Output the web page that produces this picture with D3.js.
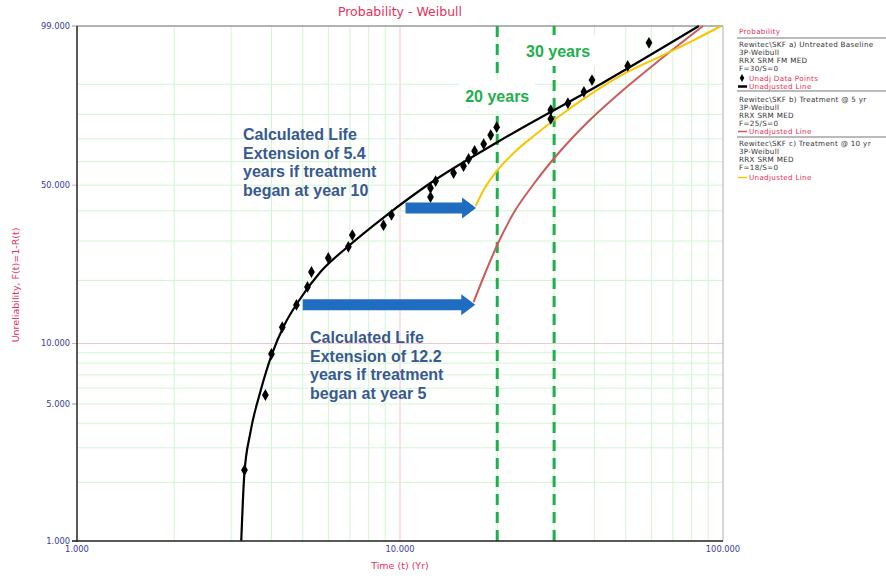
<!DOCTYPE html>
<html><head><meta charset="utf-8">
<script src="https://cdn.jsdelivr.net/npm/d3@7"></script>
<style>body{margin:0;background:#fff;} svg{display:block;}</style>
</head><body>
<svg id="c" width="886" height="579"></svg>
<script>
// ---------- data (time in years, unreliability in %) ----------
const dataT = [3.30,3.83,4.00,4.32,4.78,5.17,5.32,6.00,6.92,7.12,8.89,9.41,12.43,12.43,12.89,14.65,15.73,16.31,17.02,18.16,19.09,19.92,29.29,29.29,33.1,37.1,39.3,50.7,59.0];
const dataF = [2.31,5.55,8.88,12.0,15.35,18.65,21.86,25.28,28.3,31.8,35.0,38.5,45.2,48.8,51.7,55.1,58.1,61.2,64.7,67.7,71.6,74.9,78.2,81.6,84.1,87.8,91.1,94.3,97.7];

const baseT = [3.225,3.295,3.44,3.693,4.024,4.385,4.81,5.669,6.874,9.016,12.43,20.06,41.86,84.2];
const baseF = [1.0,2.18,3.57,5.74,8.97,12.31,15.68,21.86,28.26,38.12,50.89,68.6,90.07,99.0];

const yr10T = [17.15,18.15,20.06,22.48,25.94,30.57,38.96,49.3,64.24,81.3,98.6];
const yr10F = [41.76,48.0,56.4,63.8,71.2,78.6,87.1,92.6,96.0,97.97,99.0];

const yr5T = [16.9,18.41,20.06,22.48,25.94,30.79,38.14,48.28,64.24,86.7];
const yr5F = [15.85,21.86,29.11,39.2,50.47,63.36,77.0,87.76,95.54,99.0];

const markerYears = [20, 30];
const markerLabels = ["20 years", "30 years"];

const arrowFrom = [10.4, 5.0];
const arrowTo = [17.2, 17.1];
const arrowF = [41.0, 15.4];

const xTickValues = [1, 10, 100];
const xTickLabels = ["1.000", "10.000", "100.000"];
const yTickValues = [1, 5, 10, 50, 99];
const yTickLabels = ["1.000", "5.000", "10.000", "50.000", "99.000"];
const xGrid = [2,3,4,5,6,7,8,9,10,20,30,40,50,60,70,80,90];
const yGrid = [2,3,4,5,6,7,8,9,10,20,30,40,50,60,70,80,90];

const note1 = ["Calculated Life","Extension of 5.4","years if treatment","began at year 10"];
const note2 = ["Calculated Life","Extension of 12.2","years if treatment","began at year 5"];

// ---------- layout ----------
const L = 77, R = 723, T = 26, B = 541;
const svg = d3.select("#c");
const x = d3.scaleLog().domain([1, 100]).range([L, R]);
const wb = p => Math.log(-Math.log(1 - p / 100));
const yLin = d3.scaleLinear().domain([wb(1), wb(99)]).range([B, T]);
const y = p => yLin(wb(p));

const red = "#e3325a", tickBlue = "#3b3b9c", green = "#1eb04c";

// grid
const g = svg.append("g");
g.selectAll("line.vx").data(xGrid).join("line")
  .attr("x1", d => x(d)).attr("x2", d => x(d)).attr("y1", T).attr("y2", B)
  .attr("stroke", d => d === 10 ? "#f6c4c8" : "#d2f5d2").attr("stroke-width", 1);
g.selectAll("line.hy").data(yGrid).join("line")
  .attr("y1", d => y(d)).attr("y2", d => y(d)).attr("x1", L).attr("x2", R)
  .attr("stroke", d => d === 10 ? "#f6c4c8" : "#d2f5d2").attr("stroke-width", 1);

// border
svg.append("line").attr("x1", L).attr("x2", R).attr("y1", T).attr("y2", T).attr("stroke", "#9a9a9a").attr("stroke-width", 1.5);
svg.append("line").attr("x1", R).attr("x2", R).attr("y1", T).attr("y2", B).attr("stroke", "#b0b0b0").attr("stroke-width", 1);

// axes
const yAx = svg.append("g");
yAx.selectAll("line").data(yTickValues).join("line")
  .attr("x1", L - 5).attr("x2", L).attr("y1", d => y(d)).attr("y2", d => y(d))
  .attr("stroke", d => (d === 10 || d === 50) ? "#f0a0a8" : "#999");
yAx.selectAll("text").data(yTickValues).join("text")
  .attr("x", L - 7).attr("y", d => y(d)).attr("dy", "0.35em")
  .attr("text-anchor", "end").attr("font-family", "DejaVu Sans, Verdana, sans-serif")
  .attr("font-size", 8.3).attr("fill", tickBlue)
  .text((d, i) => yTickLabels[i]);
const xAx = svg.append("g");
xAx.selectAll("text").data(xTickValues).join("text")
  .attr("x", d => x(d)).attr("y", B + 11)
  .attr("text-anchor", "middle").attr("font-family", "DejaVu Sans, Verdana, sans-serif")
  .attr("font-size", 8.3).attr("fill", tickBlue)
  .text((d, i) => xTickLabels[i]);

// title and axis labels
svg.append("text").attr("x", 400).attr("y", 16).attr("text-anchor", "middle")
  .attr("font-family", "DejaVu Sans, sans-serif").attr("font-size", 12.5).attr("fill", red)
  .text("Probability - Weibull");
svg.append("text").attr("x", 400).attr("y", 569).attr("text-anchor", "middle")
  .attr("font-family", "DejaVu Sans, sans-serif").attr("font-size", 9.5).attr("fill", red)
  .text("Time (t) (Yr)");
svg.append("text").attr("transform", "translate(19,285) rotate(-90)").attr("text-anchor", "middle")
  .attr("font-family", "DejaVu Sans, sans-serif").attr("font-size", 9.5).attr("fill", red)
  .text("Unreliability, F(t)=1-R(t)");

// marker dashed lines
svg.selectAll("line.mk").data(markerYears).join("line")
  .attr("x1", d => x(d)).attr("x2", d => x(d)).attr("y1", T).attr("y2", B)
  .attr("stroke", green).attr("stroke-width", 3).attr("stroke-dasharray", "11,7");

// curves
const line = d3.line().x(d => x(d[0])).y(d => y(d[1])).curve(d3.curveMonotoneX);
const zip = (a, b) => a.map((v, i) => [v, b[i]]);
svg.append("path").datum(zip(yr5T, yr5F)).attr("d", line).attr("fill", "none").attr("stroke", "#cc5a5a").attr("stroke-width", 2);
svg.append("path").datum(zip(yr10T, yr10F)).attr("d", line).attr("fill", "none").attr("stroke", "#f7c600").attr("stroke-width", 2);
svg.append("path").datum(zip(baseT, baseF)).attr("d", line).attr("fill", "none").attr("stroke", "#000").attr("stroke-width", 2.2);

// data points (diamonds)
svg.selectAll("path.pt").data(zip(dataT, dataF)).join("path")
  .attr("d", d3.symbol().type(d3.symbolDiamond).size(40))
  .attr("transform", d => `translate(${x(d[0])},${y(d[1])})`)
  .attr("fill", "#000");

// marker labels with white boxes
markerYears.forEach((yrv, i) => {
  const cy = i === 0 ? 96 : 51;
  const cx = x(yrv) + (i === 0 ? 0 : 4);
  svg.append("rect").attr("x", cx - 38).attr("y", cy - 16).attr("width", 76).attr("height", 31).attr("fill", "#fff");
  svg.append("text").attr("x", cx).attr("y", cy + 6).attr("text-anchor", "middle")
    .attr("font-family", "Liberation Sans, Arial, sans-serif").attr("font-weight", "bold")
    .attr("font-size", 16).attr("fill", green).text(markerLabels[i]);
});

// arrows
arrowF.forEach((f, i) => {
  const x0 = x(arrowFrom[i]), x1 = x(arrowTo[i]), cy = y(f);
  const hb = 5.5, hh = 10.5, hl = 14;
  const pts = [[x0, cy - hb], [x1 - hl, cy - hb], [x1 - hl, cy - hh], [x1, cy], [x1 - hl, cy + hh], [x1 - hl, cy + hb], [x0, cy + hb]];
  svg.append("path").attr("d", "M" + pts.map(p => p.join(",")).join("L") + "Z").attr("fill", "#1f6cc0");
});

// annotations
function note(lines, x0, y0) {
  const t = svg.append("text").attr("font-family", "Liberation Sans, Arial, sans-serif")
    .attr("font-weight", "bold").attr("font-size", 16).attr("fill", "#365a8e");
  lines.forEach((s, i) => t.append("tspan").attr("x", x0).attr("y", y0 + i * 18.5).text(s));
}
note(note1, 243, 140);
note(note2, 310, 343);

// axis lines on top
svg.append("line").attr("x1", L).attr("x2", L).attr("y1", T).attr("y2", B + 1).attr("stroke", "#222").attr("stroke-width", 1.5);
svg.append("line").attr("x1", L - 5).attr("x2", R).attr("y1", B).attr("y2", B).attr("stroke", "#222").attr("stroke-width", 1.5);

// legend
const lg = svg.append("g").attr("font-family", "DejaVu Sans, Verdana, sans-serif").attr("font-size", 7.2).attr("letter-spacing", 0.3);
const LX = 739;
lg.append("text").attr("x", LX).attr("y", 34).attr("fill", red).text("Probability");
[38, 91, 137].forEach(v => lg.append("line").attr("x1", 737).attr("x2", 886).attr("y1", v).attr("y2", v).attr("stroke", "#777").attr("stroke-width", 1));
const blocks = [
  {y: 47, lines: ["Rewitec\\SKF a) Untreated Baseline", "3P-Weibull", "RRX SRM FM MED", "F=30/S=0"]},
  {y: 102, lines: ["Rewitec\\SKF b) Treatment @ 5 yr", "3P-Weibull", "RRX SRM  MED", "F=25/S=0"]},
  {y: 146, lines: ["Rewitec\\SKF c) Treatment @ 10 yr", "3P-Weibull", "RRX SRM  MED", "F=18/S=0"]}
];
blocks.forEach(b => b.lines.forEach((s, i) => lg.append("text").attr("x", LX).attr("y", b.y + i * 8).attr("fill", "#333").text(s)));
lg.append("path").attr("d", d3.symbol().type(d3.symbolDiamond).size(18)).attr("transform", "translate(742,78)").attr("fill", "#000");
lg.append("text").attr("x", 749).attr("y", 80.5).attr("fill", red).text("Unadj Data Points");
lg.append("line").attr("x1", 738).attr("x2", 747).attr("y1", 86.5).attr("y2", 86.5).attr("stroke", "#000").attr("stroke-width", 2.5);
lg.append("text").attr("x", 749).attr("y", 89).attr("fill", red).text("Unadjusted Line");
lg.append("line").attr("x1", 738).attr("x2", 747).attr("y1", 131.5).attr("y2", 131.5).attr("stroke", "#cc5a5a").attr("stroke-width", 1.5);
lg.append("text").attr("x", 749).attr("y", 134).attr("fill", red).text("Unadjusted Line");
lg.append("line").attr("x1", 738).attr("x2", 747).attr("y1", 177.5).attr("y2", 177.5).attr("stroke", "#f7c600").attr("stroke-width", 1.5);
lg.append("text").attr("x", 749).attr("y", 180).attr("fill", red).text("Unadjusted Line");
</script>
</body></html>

PROBLEM TO WORK ON> Starting at the top of the listing above, reproduce each line up to and including the one with "const arrowF = [41.0, 15.4];"; omit the pictures.

EXERCISE SOLUTION>
Output the web page that produces this picture with D3.js.
<!DOCTYPE html>
<html><head><meta charset="utf-8">
<script src="https://cdn.jsdelivr.net/npm/d3@7"></script>
<style>body{margin:0;background:#fff;} svg{display:block;}</style>
</head><body>
<svg id="c" width="886" height="579"></svg>
<script>
// ---------- data (time in years, unreliability in %) ----------
const dataT = [3.30,3.83,4.00,4.32,4.78,5.17,5.32,6.00,6.92,7.12,8.89,9.41,12.43,12.43,12.89,14.65,15.73,16.31,17.02,18.16,19.09,19.92,29.29,29.29,33.1,37.1,39.3,50.7,59.0];
const dataF = [2.31,5.55,8.88,12.0,15.35,18.65,21.86,25.28,28.3,31.8,35.0,38.5,45.2,48.8,51.7,55.1,58.1,61.2,64.7,67.7,71.6,74.9,78.2,81.6,84.1,87.8,91.1,94.3,97.7];

const baseT = [3.225,3.295,3.44,3.693,4.024,4.385,4.81,5.669,6.874,9.016,12.43,20.06,41.86,84.2];
const baseF = [1.0,2.18,3.57,5.74,8.97,12.31,15.68,21.86,28.26,38.12,50.89,68.6,90.07,99.0];

const yr10T = [17.15,18.15,20.06,22.48,25.94,30.57,38.96,49.3,64.24,81.3,98.6];
const yr10F = [41.76,48.0,56.4,63.8,71.2,78.6,87.1,92.6,96.0,97.97,99.0];

const yr5T = [16.9,18.41,20.06,22.48,25.94,30.79,38.14,48.28,64.24,86.7];
const yr5F = [15.85,21.86,29.11,39.2,50.47,63.36,77.0,87.76,95.54,99.0];

const markerYears = [20, 30];
const markerLabels = ["20 years", "30 years"];

const arrowFrom = [10.4, 5.0];
const arrowTo = [17.2, 17.1];
const arrowF = [41.0, 15.4];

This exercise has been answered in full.